ISIS operators are sending money to teenage girls in the United Kingdom to pay for their air-fares to the Islamic State, and offering them advice on how to travel without being caught by security services, an investigation has found.
The contact between young girls, who are being recruited as Jihadi brides, and extreme Islamists in the Islamic state by way of encrypted mobile-phone messaging apps was revealed after The Times newspaper created social media profiles for two fictional teenage girls of Somali origin. The profiles were bombarded with radical propaganda, and contacted by a man who claimed to be involved with the political administration of the Caliphate in Syria.
‘Aisha’ and ‘Fatima’ arranged to meet a middle man in a London park to receive the cash, after having received messages of advice from their Syrian contact on travelling to the Islamic State. A man named as Abu Abbas al-Lubnani by The Times sent the girls messages including “U can go to Maghrib or somewhere in Germany then to Istanbul… They stop their citizens usually but not the ones coming from outside , but you need to dress in a convenient way while travelling. U need to westernise yourself… No niqab or jilbab. Not even in the bag”.
The girls’ contact even sent them a photograph from outside of Sharia court in the ISIS stronghold of Raqqa, showing a masked Jihadist holding a paper sign reading “Aisha, Smile” with a picture of a smiling face as encouragement.
On what they would be doing once they arrived in the Islamic State, al-Lubnani was very clear. He wrote: “Sorry but I need to know if ur good looking , and the colours of your skin… Usually mujahideen don’t request a beauty queen but they like to have a good looking wife… There is a doctor school opened soon if ur husband agrees u can study in it”.
The investigator posing as Aisha told the contact she would meet an intermediary to receive the money with which she would travel to the Islamic State in a London park, an area specified because there would be no CCTV cameras to capture the transaction. The Times captured his arrival however, showing a white Muslim-convert and his wife, wearing a full-face veil. Their identity has not been revealed, and his face is blurred out in photographs. The paper states Britain’s counter-terror police are aware of their investigation.
London’s evening paper the Standard reports girls being recruited by the Islamic State are even younger than those fictional ones created for the sting, that teenagers as young as fourteen are being targeted in the United Kingdom using the same techniques as child sex groomers.
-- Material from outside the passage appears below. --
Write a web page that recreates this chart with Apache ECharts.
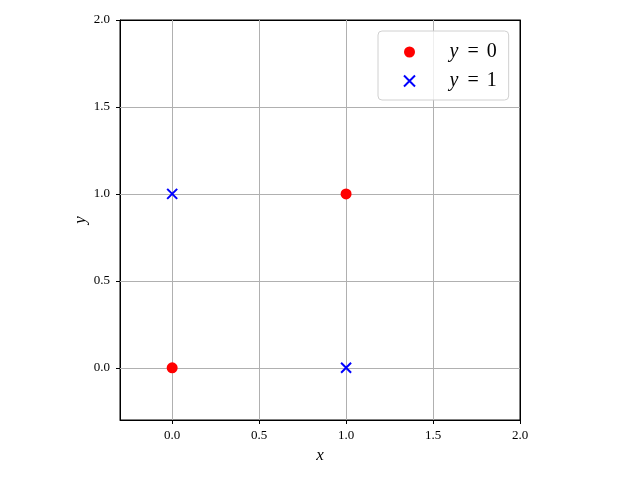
<!DOCTYPE html>
<html><head><meta charset="utf-8">
<script src="https://cdn.jsdelivr.net/npm/echarts@6/dist/echarts.min.js"></script>
<style>html,body{margin:0;padding:0;background:#fff}#c{width:640px;height:480px}</style>
</head><body><div id="c"></div>
<script>
const tickValues = [0, 0.5, 1.0, 1.5, 2.0];
const class0 = [[0, 0], [1, 1]];
const class1 = [[0, 1], [1, 0]];
const seriesNames = ['y0', 'y1'];
const legendLabels = ['0', '1'];
const serif = 'Liberation Serif, DejaVu Serif, serif';
const xPath = 'path://M0,0L10,10M10,0L0,10';

const chart = echarts.init(document.getElementById('c'));
function axis(name, isY) {
  return {
    type: 'value', min: -0.3, max: 2.0,
    name: name, nameLocation: 'middle', nameGap: isY ? 31 : 27, nameMoveOverlap: false,
    nameTextStyle: {fontFamily: serif, fontStyle: 'italic', fontSize: 17, color: '#000'},
    axisLine: {show: true, onZero: false, lineStyle: {color: '#000', width: 1}},
    axisTick: {show: true, customValues: tickValues, length: 4, lineStyle: {color: '#000'}},
    axisLabel: {customValues: tickValues, fontFamily: serif, fontSize: 13, color: '#000', margin: isY ? 10 : 9,
      formatter: v => v.toFixed(1)},
    splitLine: {show: false}
  };
}
const gridLineStyle = {color: '#b0b0b0', width: 1, type: 'solid'};
const gridVals = tickValues.filter(v => v < 2.0);
chart.setOption({
  animation: false,
  grid: {left: 120, right: 120, top: 20, bottom: 60, show: true, borderColor: '#000', borderWidth: 1},
  xAxis: [axis('x', false), Object.assign(axis('', false), {position: 'top', axisTick: {show: false}, axisLabel: {show: false}})],
  yAxis: [axis('y', true), Object.assign(axis('', true), {position: 'right', axisTick: {show: false}, axisLabel: {show: false}})],
  legend: {
    orient: 'vertical', left: 378, top: 31,
    padding: [11, 12, 9, 25], itemGap: 9, itemWidth: 40, itemHeight: 11,
    backgroundColor: 'rgba(255,255,255,0.8)', borderColor: '#d0d0d0', borderWidth: 1, borderRadius: 4,
    data: seriesNames,
    formatter: n => '{i|y}{e|=}{d|' + legendLabels[seriesNames.indexOf(n)] + '}',
    textStyle: {rich: {
      i: {fontFamily: serif, fontStyle: 'italic', fontSize: 20, color: '#000', padding: [0, 0, 0, 15]},
      e: {fontFamily: serif, fontSize: 20, color: '#000', padding: [0, 8, 0, 9]},
      d: {fontFamily: serif, fontSize: 20, color: '#000'}
    }}
  },
  series: [
    {name: 'y0', type: 'scatter', data: class0, symbol: 'circle', symbolSize: 11,
     itemStyle: {color: '#ff0000', opacity: 1}, z: 5,
     markLine: {silent: true, symbol: 'none', label: {show: false}, lineStyle: gridLineStyle, z: 1,
       data: gridVals.map(v => ({xAxis: v})).concat(gridVals.map(v => ({yAxis: v})))}},
    {name: 'y1', type: 'scatter', data: class1, symbol: xPath, symbolSize: 10,
     itemStyle: {color: '#0000ff', borderColor: '#0000ff', borderWidth: 2, opacity: 1}, z: 5}
  ]
});
</script></body></html>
Haras Rafiq of British counter-extremist think-tank the Quilliam Foundation told the paper that Children were receiving more support than just money, and in some cases were even being coached in how to apply for a passport without their parents knowledge. He said “The average age is being reduced. Some of the girls getting out there are only 14.
“There are people here who have facilitated passports. Girls who are under a certain age are being accompanied by an adult over 18, usually a woman, to go help them. Help them apply for a passport, and even take them out there.
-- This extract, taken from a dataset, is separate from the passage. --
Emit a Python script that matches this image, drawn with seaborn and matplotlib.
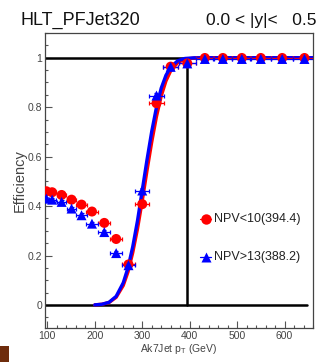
import numpy as np
import pandas as pd
import matplotlib
matplotlib.use("Agg")
import matplotlib.pyplot as plt
import seaborn as sns
from matplotlib.ticker import MultipleLocator, FixedLocator
from matplotlib.patches import Rectangle

sns.set_theme(style="white")
plt.rcParams['font.family'] = ['Liberation Sans', 'DejaVu Sans']

# ---- data ----
pt_bins = [98, 110, 130, 151, 172, 194, 220, 245, 271, 300, 330, 360, 395, 432, 470, 510, 550, 595, 642]
pt_halfwidth = [6, 8, 10, 10, 11, 12, 13, 13, 13, 15, 15, 16, 18, 19, 20, 20, 22, 23, 25]
eff_low = [0.46, 0.456, 0.445, 0.426, 0.406, 0.378, 0.332, 0.267, 0.164, 0.408, 0.816, 0.964, 0.977,
           0.999, 0.999, 0.999, 0.999, 0.999, 0.999]
eff_high = [0.43, 0.426, 0.417, 0.39, 0.363, 0.329, 0.295, 0.21, 0.161, 0.463, 0.847, 0.963, 0.977,
            0.995, 0.995, 0.995, 0.995, 0.995, 0.995]
err_low = [0.008, 0.008, 0.008, 0.008, 0.008, 0.008, 0.009, 0.009, 0.01, 0.01, 0.01, 0.006, 0.005,
           0.002, 0.002, 0.002, 0.002, 0.002, 0.002]
err_high = [0.008, 0.008, 0.008, 0.008, 0.008, 0.008, 0.009, 0.009, 0.01, 0.01, 0.01, 0.006, 0.005,
            0.002, 0.002, 0.002, 0.002, 0.002, 0.002]

# fit curves
fit_x = [200, 215, 230, 245, 260, 270, 280, 290, 300, 310, 320, 330, 340, 350, 360, 375, 390, 410, 450, 660]
fit_low = [0.0006, 0.003, 0.010, 0.031, 0.079, 0.134, 0.212, 0.308, 0.421, 0.543, 0.659, 0.762, 0.845,
           0.906, 0.947, 0.981, 0.994, 0.999, 1.0, 1.0]
fit_high = [0.0006, 0.003, 0.011, 0.035, 0.090, 0.151, 0.236, 0.341, 0.464, 0.587, 0.702, 0.800, 0.877,
            0.929, 0.962, 0.988, 0.997, 0.9996, 1.0, 1.0]

labels = ["NPV<10(394.4)", "NPV>13(388.2)"]
threshold = 394.4
title_left = "HLT_PFJet320"
title_right = "0.0 < |y|<   0.5"

RED = "#ff0000"
BLUE = "#0000ff"

fig = plt.figure(figsize=(3.2, 3.62), dpi=100)
ax = fig.add_axes([45/320, 1-328/362, (313-45)/320, (328-33)/362])

# reference lines
ax.plot([95, 648], [1, 1], color="black", lw=1.8, zorder=1)
ax.plot([95, 648], [0, 0], color="black", lw=1.8, zorder=1)
ax.plot([threshold, threshold], [0, 1], color="black", lw=1.8, zorder=1)

# fit curves
df_fit = pd.DataFrame({"x": fit_x + fit_x,
                       "y": fit_low + fit_high,
                       "s": ["low"] * len(fit_x) + ["high"] * len(fit_x)})
sns.lineplot(data=df_fit, x="x", y="y", hue="s", palette={"low": RED, "high": BLUE},
             lw=2.4, legend=False, ax=ax, zorder=3, sort=False)

# error bars
ax.errorbar(pt_bins, eff_low, xerr=pt_halfwidth, yerr=err_low, fmt="none", ecolor=RED,
            elinewidth=0.9, capsize=1.5, capthick=0.9, zorder=4)
ax.errorbar(pt_bins, eff_high, xerr=pt_halfwidth, yerr=err_high, fmt="none", ecolor=BLUE,
            elinewidth=0.9, capsize=1.5, capthick=0.9, zorder=4)

# markers
df_pts = pd.DataFrame({"x": pt_bins + pt_bins, "y": eff_low + eff_high,
                       "s": [labels[0]] * len(pt_bins) + [labels[1]] * len(pt_bins)})
sns.scatterplot(data=df_pts, x="x", y="y", hue="s", style="s",
                palette={labels[0]: RED, labels[1]: BLUE},
                markers={labels[0]: "o", labels[1]: "^"},
                s=52, edgecolor="none", legend=False, ax=ax, zorder=5)

# legend drawn as markers + text in axes
for lab, col, mk, yy in [(labels[0], RED, "o", 0.369), (labels[1], BLUE, "^", 0.241)]:
    ax.plot([0.60], [yy], marker=mk, color=col, markersize=7.5, transform=ax.transAxes,
            clip_on=False, zorder=6, mec="none")
    ax.plot([0.58, 0.62], [yy, yy], color=col, lw=0.9, transform=ax.transAxes, zorder=6)
    ax.text(0.632, yy, lab, transform=ax.transAxes, ha="left", va="center", fontsize=9,
            color="#222222")

ax.set_xlim(95, 660)
ax.set_ylim(-0.093, 1.1)
ax.xaxis.set_major_locator(FixedLocator([100, 200, 300, 400, 500, 600]))
ax.xaxis.set_minor_locator(MultipleLocator(20))
ax.yaxis.set_major_locator(FixedLocator([0, 0.2, 0.4, 0.6, 0.8, 1.0]))
ax.yaxis.set_minor_locator(MultipleLocator(0.05))
ax.set_yticklabels(["0", "0.2", "0.4", "0.6", "0.8", "1"])
ax.set_xticklabels(["100", "200", "300", "400", "500", "600"])
ax.tick_params(which="both", direction="in", left=True, bottom=True, right=False, top=False,
               colors="#555555", labelcolor="#444444", labelsize=7.5, pad=2)
ax.tick_params(which="major", length=5, width=0.8)
ax.tick_params(which="minor", length=2.5, width=0.8)
for sp in ax.spines.values():
    sp.set_color("#444444")
    sp.set_linewidth(0.9)

ax.set_xlabel("Ak7Jet p$_{\\mathregular{T}}$ (GeV)", fontsize=7.5, color="#444444", labelpad=1)
ax.set_ylabel("Efficiency", fontsize=10.5, color="#444444", labelpad=1)

fig.text(20/320, 1-20/362, title_left, ha="left", va="center", fontsize=13, color="#111111")
fig.text(316/320, 1-20/362, title_right, ha="right", va="center", fontsize=12.5, color="#111111")

fig.patches.append(Rectangle((0, 0), 9/320, 16/362, transform=fig.transFigure,
                             facecolor="#6e2c0c", edgecolor="none"))

fig.savefig("out.png", dpi=100)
“The main areas they are working out of are in east London”.
One girl, who had bought a ticket direct from London to Istanbul was stopped by counter-terror police only as the plane she had boarded was taxiing on the runway. Rafiq said because the security services had become aware of the Istanbul route, radical Islamists were now taking indirect routes to the Islamic State to prevent interdiction by the security services.
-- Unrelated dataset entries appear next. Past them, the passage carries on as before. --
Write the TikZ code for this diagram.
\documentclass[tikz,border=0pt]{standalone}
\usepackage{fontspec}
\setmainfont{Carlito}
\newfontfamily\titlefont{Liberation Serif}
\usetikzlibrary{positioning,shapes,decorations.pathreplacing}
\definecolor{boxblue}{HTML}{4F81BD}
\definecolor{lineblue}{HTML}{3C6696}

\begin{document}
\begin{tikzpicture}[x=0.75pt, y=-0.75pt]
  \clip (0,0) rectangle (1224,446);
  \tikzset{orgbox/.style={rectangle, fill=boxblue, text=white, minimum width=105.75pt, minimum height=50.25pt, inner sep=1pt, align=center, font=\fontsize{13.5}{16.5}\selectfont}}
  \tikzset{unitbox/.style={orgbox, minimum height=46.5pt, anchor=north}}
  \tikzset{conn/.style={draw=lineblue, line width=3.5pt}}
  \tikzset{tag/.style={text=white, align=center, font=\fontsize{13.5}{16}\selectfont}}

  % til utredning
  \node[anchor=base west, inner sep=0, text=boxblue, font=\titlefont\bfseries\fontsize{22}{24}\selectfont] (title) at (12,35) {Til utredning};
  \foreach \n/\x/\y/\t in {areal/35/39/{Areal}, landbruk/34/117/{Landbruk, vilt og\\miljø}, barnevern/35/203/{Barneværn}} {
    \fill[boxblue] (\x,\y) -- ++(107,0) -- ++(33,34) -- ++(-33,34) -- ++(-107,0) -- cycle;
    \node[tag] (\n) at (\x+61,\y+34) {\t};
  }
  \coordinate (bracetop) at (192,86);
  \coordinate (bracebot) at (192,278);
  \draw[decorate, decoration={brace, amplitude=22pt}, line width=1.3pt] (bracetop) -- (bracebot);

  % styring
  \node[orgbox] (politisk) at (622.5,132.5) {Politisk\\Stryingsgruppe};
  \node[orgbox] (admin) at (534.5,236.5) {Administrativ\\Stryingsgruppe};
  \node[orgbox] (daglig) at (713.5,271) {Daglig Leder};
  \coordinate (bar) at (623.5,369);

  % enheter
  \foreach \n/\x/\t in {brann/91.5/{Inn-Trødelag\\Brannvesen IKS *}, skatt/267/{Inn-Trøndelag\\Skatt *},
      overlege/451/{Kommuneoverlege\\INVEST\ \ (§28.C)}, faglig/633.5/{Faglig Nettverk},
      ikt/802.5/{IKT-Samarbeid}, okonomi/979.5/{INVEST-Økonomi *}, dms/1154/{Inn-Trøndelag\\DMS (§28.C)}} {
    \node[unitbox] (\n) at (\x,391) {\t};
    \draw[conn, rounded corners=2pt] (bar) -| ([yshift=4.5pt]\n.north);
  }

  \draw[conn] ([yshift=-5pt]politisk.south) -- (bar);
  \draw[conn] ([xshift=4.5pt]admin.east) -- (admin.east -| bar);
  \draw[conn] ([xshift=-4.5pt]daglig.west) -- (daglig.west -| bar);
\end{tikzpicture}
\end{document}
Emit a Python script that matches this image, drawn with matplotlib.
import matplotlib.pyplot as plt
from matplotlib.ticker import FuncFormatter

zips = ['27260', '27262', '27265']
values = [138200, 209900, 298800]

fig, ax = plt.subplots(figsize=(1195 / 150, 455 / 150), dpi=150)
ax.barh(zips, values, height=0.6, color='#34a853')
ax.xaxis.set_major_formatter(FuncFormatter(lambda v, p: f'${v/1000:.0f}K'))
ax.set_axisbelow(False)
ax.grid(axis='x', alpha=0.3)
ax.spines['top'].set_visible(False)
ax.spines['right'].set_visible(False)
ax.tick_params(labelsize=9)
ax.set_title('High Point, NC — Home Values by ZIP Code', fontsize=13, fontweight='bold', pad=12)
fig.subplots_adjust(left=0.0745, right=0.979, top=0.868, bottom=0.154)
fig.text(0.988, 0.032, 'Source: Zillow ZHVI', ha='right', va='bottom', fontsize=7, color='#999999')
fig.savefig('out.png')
He said: “Turkey is a route but not the major route now,” he said. “India, Bangladesh, Pakistan, these are all places where British citizens with parents or grandparents from these countries can go and get dual citizenship and slip out over there”.
The social media approach of the Islamic State has made it remarkably successful in recruiting foreign Muslims to its cause, in contrast to more serious and theologically heavy movements that preceded it like Al-Qaeda in the past. Propaganda films spread on social media mixed with pictures of kittens and home life in the Caliphate contrive to make emigration a desirable choice for young European Muslims.